Crick and Koch believe that the sense of privacy in the conscious experience arises from the way the brain works. Crick explains that different areas of the brain can be thought of as being arranged in a pseudo-hierarchy with each "level" coding input-output information in a particular way. One level will perhaps code for movement, another for colour and so on. At each level the information is recoded so that what neurons are responding to is very different at each stage. And when it comes to the brain initiating speech or other kinds of motor output, the information has to be recoded again. Crick says: "This means that you cannot actually find out from the output what is going on inside the brain because the information is being recoded at all these stages. That is the explanation for why it is private. You can give an account of it but you cannot actually say what it is like. You cannot actually say what it looks like, or feels like to you in any way that explains it to other people. And that is what you would expect from our particular way of looking at the brain."

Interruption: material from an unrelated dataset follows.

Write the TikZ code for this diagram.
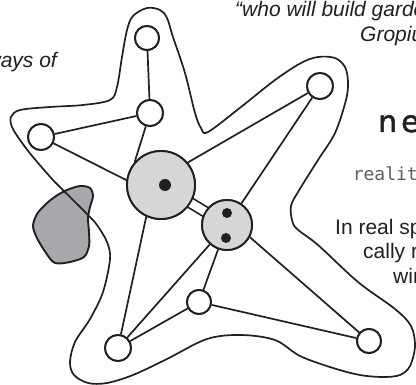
\documentclass[tikz,border=0pt]{standalone}
\usepackage{fontspec}
\setmainfont{Liberation Sans}
\newfontfamily\roundfont[FakeBold=1.5]{DejaVu Sans}
\newfontfamily\lcdfont{DejaVu Sans Mono}
\definecolor{ink}{HTML}{231F20}
\definecolor{lightfill}{HTML}{D5D6D8}
\definecolor{blobfill}{HTML}{A7A8AB}
\definecolor{lcdgray}{HTML}{5E5E5E}
\tikzset{
  outl/.style={line width=1.7pt, draw=ink, line join=round},
  conn/.style={line width=1.7pt, draw=ink},
  smallnode/.style={circle, draw=ink, line width=1.9pt, fill=white, inner sep=0pt},
  bignode/.style={circle, draw=ink, line width=1.9pt, fill=lightfill, inner sep=0pt},
  dotnode/.style={circle, fill=ink, inner sep=0pt},
  txt/.style={text=ink, inner sep=0pt, font=\fontsize{21}{25}\selectfont},
  itxt/.style={text=ink, inner sep=0pt, font=\itshape\fontsize{21}{25}\selectfont},
}
\begin{document}
\begin{tikzpicture}[x=1pt, y=-1pt]
\path[use as bounding box] (0,0) rectangle (416,385);
\clip (0,0) rectangle (416,385);
\fill[white] (0,0) rectangle (416,385);

% grey blob
\draw[outl, fill=blobfill, line width=1.9pt] plot[smooth cycle, tension=0.5] coordinates {
 (67,190) (80,186) (90,188) (93,196) (90,207) (88,218) (89,232) (89,246) (84,257)
 (70,262) (55,263) (46,253) (37,238) (33,226) (37,214) (46,204) (56,196)};

% star outline
\draw[outl] plot[smooth cycle, tension=0.55] coordinates {
 (147,8) (160,10) (167,18) (173,37) (185,73) (195,113) (201,128) (208,132)
 (241,107) (275,80) (301,63) (318,57) (335,58) (345,67) (348,82) (346,100)
 (335,133) (318,160) (298,192) (291,206) (292,220) (297,229) (318,245)
 (358,282) (395,309) (411,326) (415,346) (410,366) (400,375) (383,377)
 (360,375) (333,368) (300,356) (275,340) (241,335) (207,339) (167,359)
 (133,375) (107,383) (88,383) (74,375) (70,362) (75,342) (90,319) (103,292)
 (110,259) (107,242) (97,225) (88,215) (70,197) (53,180) (33,157) (20,140)
 (12,127) (11,117) (20,110) (50,107) (83,105) (110,100) (117,87) (122,57)
 (127,30) (133,16)};

% nodes (placed first so connectors can reference them; redrawn on top)
\node[smallnode, minimum size=24pt] (A) at (147,38) {};
\node[smallnode, minimum size=26pt] (B) at (150,113) {};
\node[smallnode, minimum size=26pt] (C) at (41,137) {};
\node[bignode, minimum size=68pt] (D) at (161,185) {};
\node[bignode, minimum size=50pt] (E) at (227,225) {};
\node[smallnode, minimum size=26pt] (F) at (320,86) {};
\node[smallnode, minimum size=24pt] (G) at (199,302) {};
\node[smallnode, minimum size=26pt] (H) at (118,348) {};
\node[smallnode, minimum size=24pt] (I) at (369,341) {};

% connectors
\draw[conn] (A) -- (B);
\draw[conn] (B) -- (C);
\draw[conn] (B) -- (D.139);
\draw[conn] (C) -- (D.172);
\draw[conn] (D.40) -- (F);
\draw[conn] (E) -- (F);
\draw[conn] (D.245) -- (H);
\draw[conn] (E) -- (H);
\draw[conn] (E) -- (G);
\draw[conn] (E.-28) -- (I);
\draw[conn] (G) -- (H);
\draw[conn] (G) -- (I);
\draw[line width=1.7pt, draw=ink, double=white, double distance=8.3pt] (D.center) -- (E.center);

% nodes on top
\node[smallnode, minimum size=24pt] at (A) {};
\node[smallnode, minimum size=26pt] at (B) {};
\node[smallnode, minimum size=26pt] at (C) {};
\node[bignode, minimum size=68pt] at (D) {};
\node[bignode, minimum size=50pt] at (E) {};
\node[smallnode, minimum size=26pt] at (F) {};
\node[smallnode, minimum size=24pt] at (G) {};
\node[smallnode, minimum size=26pt] at (H) {};
\node[smallnode, minimum size=24pt] at (I) {};

\node[dotnode, minimum size=12pt] (d1) at (165,185) {};
\node[dotnode, minimum size=10pt] (e1) at (227,213) {};
\node[dotnode, minimum size=10pt] (e2) at (226,238) {};

% texts
\node[itxt, anchor=base west] (q1) at (235,16.5) {“who will build garde};
\node[itxt, anchor=base west] (q2) at (360,42) {Gropiu};
\node[itxt, anchor=base east] (w1) at (57,68) {ways of};
\node[anchor=base west, inner sep=0pt, text=ink, font=\roundfont\fontsize{30}{31}\selectfont] (ne) at (378,132) {n\kern4pt e};
\node[anchor=base east, inner sep=0pt, text=lcdgray, font=\lcdfont\fontsize{18}{20}\selectfont] (re) at (418,181) {realit};
\node[txt, anchor=base west] (t1) at (335,235) {In real sp};
\node[txt, anchor=base west] (t2) at (363,259) {cally r};
\node[txt, anchor=base west] (t3) at (393,284) {wir};
\end{tikzpicture}
\end{document}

Considering the state of research on consciousness in general, Crick says it is not clear how rapid progress is going to be. He points out that even the most common assumption - that neuronal activity gives rise to conscious events - has not yet been proven, though he believes that it will be. He likens the lack of this evidence to the position people were in when they worried whether a vital force was needed to explain living things: "We now think that is unlikely because we understand the system so well. But in earlier times it was a reasonable assumption that you didn't have to have a vital force but you could not establish it. With consciousness we are in a state of ignorance. That is the main point. Most of the things we would like to know we do not know yet". While there has been an explosion in the number of people working on the problem, Crick says that this does not mean that the field is not in a "very confused state", with scientists disagreeing among themselves as much as the philosophers do.
He would like to see much more experimental work, particularly in neuroscience, being done and says that what is really lacking in the field is ideas. And it is experimental facts that he hopes will provide investigators with new ways of looking at the problem: "A lot of people would be loath to agree with that - they believe they can do it all in their heads," he says laughing.